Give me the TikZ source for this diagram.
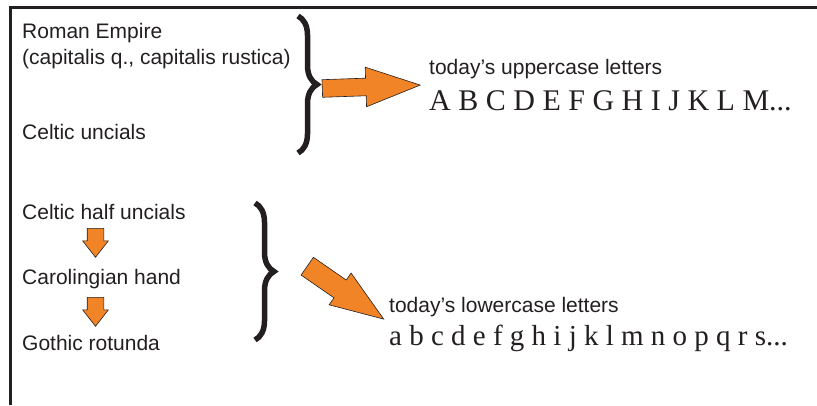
\documentclass[tikz,border=0pt]{standalone}
\usepackage{fontspec}
\usetikzlibrary{shapes.arrows, decorations.pathreplacing}
\newfontfamily\labelfont{Liberation Sans}
\newfontfamily\letterfont{Liberation Serif}
\definecolor{arroworange}{RGB}{241,132,38}
\definecolor{inkblack}{RGB}{35,31,32}
\tikzset{sanslabel/.style = {anchor=base west, inner sep=0pt, text=inkblack, font=\labelfont\fontsize{21}{25}\selectfont}}
\tikzset{alphabet/.style = {anchor=base west, inner sep=0pt, text=inkblack, font=\letterfont\fontsize{30}{36}\selectfont}}
\tikzset{fatarrow/.style = {single arrow, anchor=tail, draw=inkblack, line width=0.6pt, fill=arroworange, single arrow head indent=0pt}}
\tikzset{curly/.style = {decorate, decoration={brace, amplitude=19pt}, line width=5.5pt, draw=inkblack}}

\begin{document}
\begin{tikzpicture}[x=1pt, y=-1pt]
\useasboundingbox (0,0) rectangle (817,405);
\draw [line width=3pt, draw=inkblack] (10,405) -- (10,7) -- (817,7);
% sources
\node [sanslabel] (roman) at (22,38) {Roman Empire};
\node [sanslabel] (capitalis) at (22,64) {(capitalis q., capitalis rustica)};
\node [sanslabel] (uncials) at (22,139) {Celtic uncials};
\node [sanslabel] (halfuncials) at (22,219) {Celtic half uncials};
\node [sanslabel] (carolingian) at (22,284) {Carolingian hand};
\node [sanslabel] (gothic) at (22,350) {Gothic rotunda};
\node [fatarrow, inner sep=8pt, minimum height=29pt, single arrow head extend=4.5pt, single arrow tip angle=76, rotate=-90] (down1) at (95.5,228) {};
\node [fatarrow, inner sep=8pt, minimum height=29pt, single arrow head extend=4.5pt, single arrow tip angle=76, rotate=-90] (down2) at (95.5,297) {};
% braces
\coordinate (uptop) at (298,16);
\coordinate (upbottom) at (298,153);
\coordinate (lowtop) at (255,203);
\coordinate (lowbottom) at (255,340);
\draw [curly] (uptop) -- (upbottom);
\draw [curly] (lowtop) -- (lowbottom);
% results
\node [fatarrow, inner sep=8.5pt, minimum height=98pt, single arrow head extend=11pt, single arrow tip angle=40, rotate=2] (toupper) at (322,88.5) {};
\node [fatarrow, inner sep=10.5pt, minimum height=93pt, single arrow head extend=8.5pt, single arrow tip angle=40, rotate=-34.7] (tolower) at (307,266) {};
\node [sanslabel] (uppertitle) at (429,74) {today’s uppercase letters};
\node [alphabet] (upper) at (429,110) {A B C D E F G H I J K L M...};
\node [sanslabel] (lowertitle) at (389,312) {today’s lowercase letters};
\node [alphabet, font=\letterfont\fontsize{29}{35}\selectfont] (lower) at (389,345) {a b c d e f g h i j k l m n o p q r s...};
\end{tikzpicture}
\end{document}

(AIM)
Leave out the pictures and retype every line above exactly.

(THE RESULT)
Give me the TikZ source for this diagram.
\documentclass[tikz,border=0pt]{standalone}
\usepackage{fontspec}
\usetikzlibrary{shapes.arrows, decorations.pathreplacing}
\newfontfamily\labelfont{Liberation Sans}
\newfontfamily\letterfont{Liberation Serif}
\definecolor{arroworange}{RGB}{241,132,38}
\definecolor{inkblack}{RGB}{35,31,32}
\tikzset{sanslabel/.style = {anchor=base west, inner sep=0pt, text=inkblack, font=\labelfont\fontsize{21}{25}\selectfont}}
\tikzset{alphabet/.style = {anchor=base west, inner sep=0pt, text=inkblack, font=\letterfont\fontsize{30}{36}\selectfont}}
\tikzset{fatarrow/.style = {single arrow, anchor=tail, draw=inkblack, line width=0.6pt, fill=arroworange, single arrow head indent=0pt}}
\tikzset{curly/.style = {decorate, decoration={brace, amplitude=19pt}, line width=5.5pt, draw=inkblack}}

\begin{document}
\begin{tikzpicture}[x=1pt, y=-1pt]
\useasboundingbox (0,0) rectangle (817,405);
\draw [line width=3pt, draw=inkblack] (10,405) -- (10,7) -- (817,7);
% sources
\node [sanslabel] (roman) at (22,38) {Roman Empire};
\node [sanslabel] (capitalis) at (22,64) {(capitalis q., capitalis rustica)};
\node [sanslabel] (uncials) at (22,139) {Celtic uncials};
\node [sanslabel] (halfuncials) at (22,219) {Celtic half uncials};
\node [sanslabel] (carolingian) at (22,284) {Carolingian hand};
\node [sanslabel] (gothic) at (22,350) {Gothic rotunda};
\node [fatarrow, inner sep=8pt, minimum height=29pt, single arrow head extend=4.5pt, single arrow tip angle=76, rotate=-90] (down1) at (95.5,228) {};
\node [fatarrow, inner sep=8pt, minimum height=29pt, single arrow head extend=4.5pt, single arrow tip angle=76, rotate=-90] (down2) at (95.5,297) {};
% braces
\coordinate (uptop) at (298,16);
\coordinate (upbottom) at (298,153);
\coordinate (lowtop) at (255,203);
\coordinate (lowbottom) at (255,340);
\draw [curly] (uptop) -- (upbottom);
\draw [curly] (lowtop) -- (lowbottom);
% results
\node [fatarrow, inner sep=8.5pt, minimum height=98pt, single arrow head extend=11pt, single arrow tip angle=40, rotate=2] (toupper) at (322,88.5) {};
\node [fatarrow, inner sep=10.5pt, minimum height=93pt, single arrow head extend=8.5pt, single arrow tip angle=40, rotate=-34.7] (tolower) at (307,266) {};
\node [sanslabel] (uppertitle) at (429,74) {today’s uppercase letters};
\node [alphabet] (upper) at (429,110) {A B C D E F G H I J K L M...};
\node [sanslabel] (lowertitle) at (389,312) {today’s lowercase letters};
\node [alphabet, font=\letterfont\fontsize{29}{35}\selectfont] (lower) at (389,345) {a b c d e f g h i j k l m n o p q r s...};
\end{tikzpicture}
\end{document}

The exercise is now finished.